Example \(\PageIndex{4}\): Points of Intersection: Elimination

Find all points of intersection of \(2x+3y=2\) and \(-x+y=4\).

**Solution**

We will first try to eliminate \(x\) from both equations. The first equation has \(2x\) and the second has \(-x\). If we multiply the second equation by \(2\) and add it to the first, the \(x\) terms will cancel out:

\[\begin{align}\begin{aligned}2x+3y&=2 \\ +2(-x+y&=4)\end{aligned}\end{align}\]

or:

\[\begin{align}\begin{aligned}2x+3y&=2 \\ +(-2x+2y&=8) \\ \hline 5y&=10\end{aligned}\end{align}\]

Notice that we lined up our variables and treated this like a big addition problem. Keeping the variables lined up makes our work easier to follow.

Now, we can take the result and easily solve for \(y\), getting \(y=2\). We can now use \(y\) to find \(x\). Either equation will work, but we will use the second one: \(-x+(2) = 4\), or \(x=-2\). This gives use one point of intersection at

\[(-2,2)\]

Elimination is a particularly flexible method. To illustrate this, we will solve the problem again, but this time we will eliminate \(y\) first.

Example \(\PageIndex{5}\): Points of Intersection: Elimination

Find all points of intersection of \(2x+3y=2\) and \(-x+y=4\).

**Solution**

The first equation has \(3y\) and the second has \(y\). We will multiply the first equation by \(-\frac{1}{3}\) and add it to the second equation:

\[\begin{align}\begin{aligned}-\frac{1}{3}(2x+3y&=2) \\ +\quad (-x+y&=4) \\ \hline -\frac{5}{3}x&=\frac{10}{3}\end{aligned}\end{align}\]

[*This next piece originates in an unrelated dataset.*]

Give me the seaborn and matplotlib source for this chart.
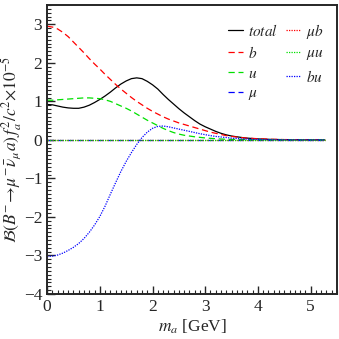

Solving \(-\frac{5}{3}x = \frac{10}{3}\) gives us \(x=-2\), and substituting into either equation gives us \(y=2\). We get the same intersection point:

\[(-2,2)\]

Additionally, we could have multiplied the second equation, \(-x+y=4\), by \(3\) and subtracted from the first to eliminate \(y\) first. With elimination, it is best to do a little planning to figure out what variable will be easiest to eliminate first, and what combinations will keep the numbers simple.

## 3.2.4 Graphing

Now, we will briefly discuss a common method used by students: graphing. While graphing is a great way to help determine how many points of intersection exist and the approximate coordinates, it will not give you an exact set of coordinates, unless you use a calculator or computer. In calculus, having the exact values is necessary. In example \(\PageIndex{1}\), we ended up with two points of intersection: \((\frac{1 + \sqrt{7}}{4}, \frac{-1 + \sqrt{7}}{2})\) and \((\frac{1 - \sqrt{7}}{4}, \frac{-1 - \sqrt{7}}{2})\). If we had graphed to find these points, we would not have found the exact coordinates, and at best would have ended up with approximations. For this reason, we do not recommend relying solely on graphing for finding points of intersection. Sometimes the coordinates will be integers and the graph will be easy to read, but as in this example, often it is impossible to get the answer you need from the graph.